The Tower Between Cities, a 100 floor 400 meter high skyscraper planned to be the tallest building in Israel, has been approved to be built by the Finance Ministry's district committee.
The tower, which will include a hotel, business and commerce offices and public areas, is set to be built on Menachem Begin Road in Ramat Gan on an area owned by the Tel Aviv Municipality.
It will not include residential apartments due to its distance from the city's residential areas.
The district committee, which began discussion on the tower in June 2014, approved a recommendation by Tel Aviv's city engineer Oded Gvuli to raise the tower's height and allow it to spread over 166,500 square meter at its base on the ground.
To withstand the load of visitors and workers the building will also need to have 24 fast and spacious elevators, which was also approved by the committee.
The ground on which the skyscraper will be erected is an 11-dunam area which is currently being used as a parking lot.
The tower, planned by Miloslavsky architects, is expected to be finished in six years.

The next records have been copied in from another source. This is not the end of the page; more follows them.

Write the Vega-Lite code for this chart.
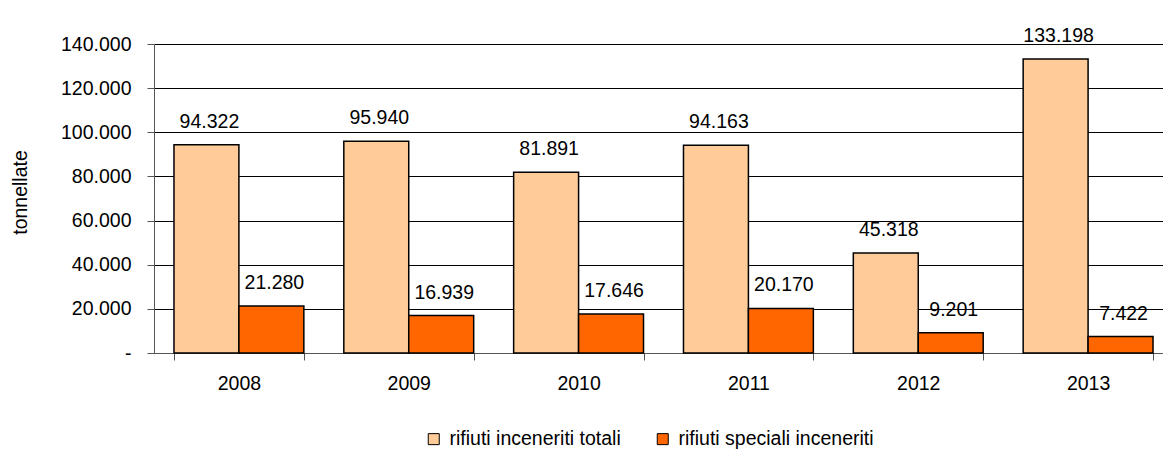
{
  "$schema": "https://vega.github.io/schema/vega-lite/v6.json",
  "autosize": {"type": "none"},
  "padding": {"left": 154, "top": 44, "right": 0, "bottom": 98},
  "width": 1009,
  "height": 309,
  "config": {
    "locale": {"number": {"decimal": ",", "thousands": ".", "grouping": [3], "currency": ["€", ""]}},
    "font": "Liberation Sans",
    "view": {"stroke": null},
    "axis": {"labelFont": "Liberation Sans", "titleFont": "Liberation Sans", "labelColor": "#000", "titleColor": "#000"}
  },
  "data": {
    "values": [
      {"anno": "2008", "serie": "rifiuti inceneriti totali", "valore": 94322},
      {"anno": "2008", "serie": "rifiuti speciali inceneriti", "valore": 21280},
      {"anno": "2009", "serie": "rifiuti inceneriti totali", "valore": 95940},
      {"anno": "2009", "serie": "rifiuti speciali inceneriti", "valore": 16939},
      {"anno": "2010", "serie": "rifiuti inceneriti totali", "valore": 81891},
      {"anno": "2010", "serie": "rifiuti speciali inceneriti", "valore": 17646},
      {"anno": "2011", "serie": "rifiuti inceneriti totali", "valore": 94163},
      {"anno": "2011", "serie": "rifiuti speciali inceneriti", "valore": 20170},
      {"anno": "2012", "serie": "rifiuti inceneriti totali", "valore": 45318},
      {"anno": "2012", "serie": "rifiuti speciali inceneriti", "valore": 9201},
      {"anno": "2013", "serie": "rifiuti inceneriti totali", "valore": 133198},
      {"anno": "2013", "serie": "rifiuti speciali inceneriti", "valore": 7422}
    ]
  },
  "encoding": {
    "x": {
      "field": "anno", "type": "nominal",
      "scale": {"range": [0, 1019], "paddingInner": 0.2353, "paddingOuter": 0.1176},
      "axis": {
        "title": null, "labelAngle": 0, "labelFontSize": 19.5, "tickBand": "extent",
        "tickSize": 7, "tickColor": "#555", "domainColor": "#555", "labelPadding": 14
      }
    },
    "xOffset": {
      "field": "serie", "type": "nominal",
      "sort": ["rifiuti inceneriti totali", "rifiuti speciali inceneriti"],
      "scale": {"paddingInner": 0, "paddingOuter": 0}
    },
    "y": {
      "field": "valore", "type": "quantitative",
      "scale": {"domain": [0, 140000], "nice": false},
      "axis": {
        "title": "tonnellate", "titleFontSize": 19.5, "titleFontWeight": "normal",
        "titleAngle": -90, "titleX": -134, "titleY": 148, "titleAlign": "center", "titleBaseline": "middle",
        "values": [0, 20000, 40000, 60000, 80000, 100000, 120000, 140000],
        "labelExpr": "datum.value == 0 ? '-' : format(datum.value, ',')",
        "labelFontSize": 19.5, "labelPadding": 16, "tickSize": 7,
        "tickColor": "#555", "domainColor": "#555",
        "grid": true, "gridColor": "#000", "gridWidth": 1
      }
    }
  },
  "layer": [
    {
      "mark": {"type": "bar", "stroke": "#000", "strokeWidth": 1.5},
      "encoding": {
        "color": {
          "field": "serie", "type": "nominal",
          "scale": {"domain": ["rifiuti inceneriti totali", "rifiuti speciali inceneriti"], "range": ["#FFCC99", "#FF6600"]},
          "legend": {
            "title": null, "orient": "none", "direction": "horizontal",
            "legendX": 270, "legendY": 385,
            "symbolType": "square", "symbolSize": 121, "symbolStrokeColor": "#000", "symbolStrokeWidth": 1,
            "labelFontSize": 19.5, "labelFont": "Liberation Sans", "labelColor": "#000", "labelOffset": 6,
            "labelLimit": 0, "columnPadding": 32
          }
        }
      }
    },
    {
      "mark": {"type": "text", "fontSize": 19.5, "baseline": "alphabetic", "dy": -17, "dx": 3, "color": "#000"},
      "encoding": {
        "text": {"field": "valore", "type": "quantitative", "format": ","}
      }
    }
  ]
}
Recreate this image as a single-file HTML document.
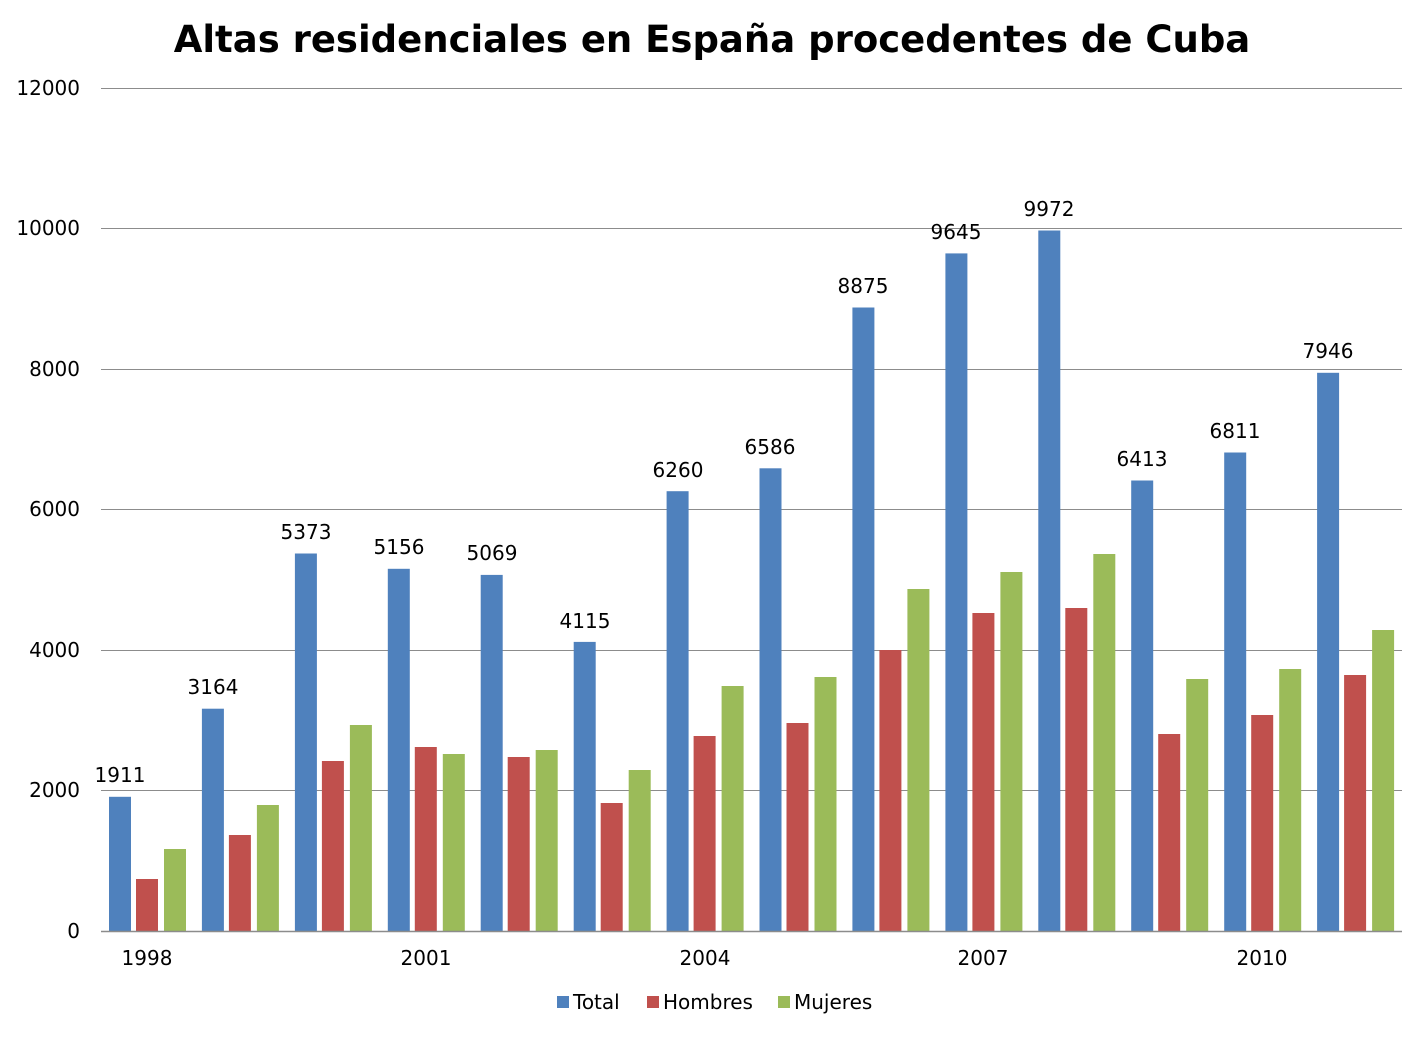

When it is finished, it will outstrip the city's Moshe Aviv Tower as the highest building in Israel.
"A building such as this has yet to be built in Israel; it is a groundbreaking project," said Gvuli to Yedioth Ahronoth on Thursday, excitedly adding, "Our way of coping with the planning was at a strategic level, and the results speak for themselves. Now that it's been approved by the district committee, the public could file a petition against it for the next 60 days, after which we move to building it."
"This is the first time in Israel's history that the Finance Ministry's district committee approved the erection of a 100-floor building," Gvuli noted, saying that it will serve as a precedent and lead to more groundbreaking projects in the future.
The tower's visage was influenced by its location between three cities: Ramat Gan, Tel Aviv and Givatayim, and so is shaped to look like a triangular prism, with curved edges that are separated from each other, opening like a flower at the top.